Zebra Technologies provides healthcare workers with a robust, Android-based touchscreen device, designed for the clinical space

However, this point-of-care service did present Zebra with the challenge of cross-infection, Miller reveals. “Around 1 in 10 patients will catch a second disease in hospital. What this means is we had to create a device that could be sanitised using hospital chemicals.”

Miller points out that this protective coating is not something offered by “highstreet technology” as he describes it, i.e. the smartphone, which is being increasingly used within the hospital space.

“It’s a problem in terms of data protection too,” he adds. “There is no real government to a smartphone. If I wanted to photograph a patient’s records, I could. What we’ve done is design a mobile computer that can be controlled by the healthcare enterprise.” In other words, camera and social media accessibility can be turned off.

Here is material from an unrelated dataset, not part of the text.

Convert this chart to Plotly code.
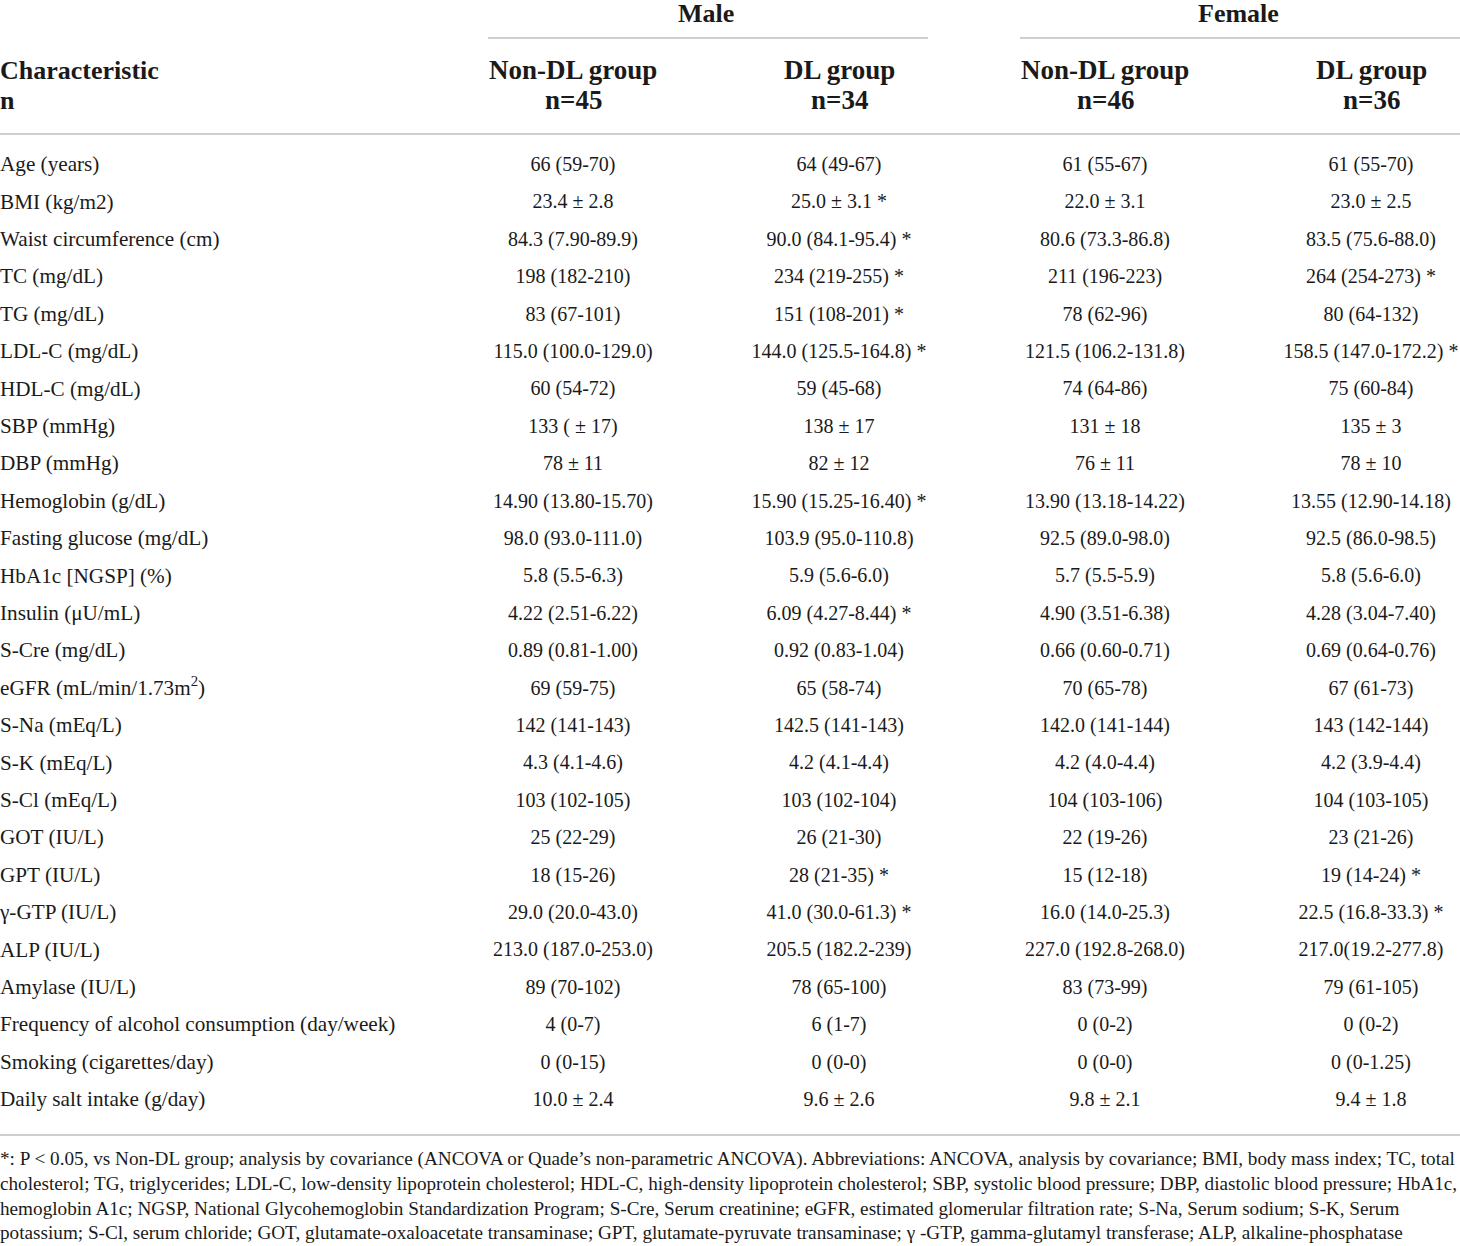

The device is also Wi-Fi only. “There is no SIM card, so this can’t be by-passed. The device will also become ‘bricked’ when it leaves the hospital unless the person has some kind of security to unlock it,” he confirms.

“When it comes to sharing digital assets, there is a nervousness around the cloud. But for the healthcare sector, the vast majority is done inside the hospital, protected by a well-kept firewall. The threat is more perceived than a reality,” Miller argues.

As for devices which are connected, Dean says the threat is avoidable, but only if health device manufacturers use the right technologies – in other words, semiconductors with built-in cryptography. He points to Medtronic as an example, where 22 implants were identified with weaknesses that enabled manipulation due to the devices having no encryption, authentication or authorisation. “The technology to protect devices is there, it’s up to the manufacturer to use it.”

In the future, Miller believes healthcare records will become much like the bank account. “The bank account enables you to travel anywhere in the world and be recognised. Users of healthcare systems want the same type of traceability.

“The greatest opposition to technology in hospitals is some of the older generation of medical staff because it’s a gigantic leap forwards,” he concludes, “but the efficiencies to be gained are brilliant.”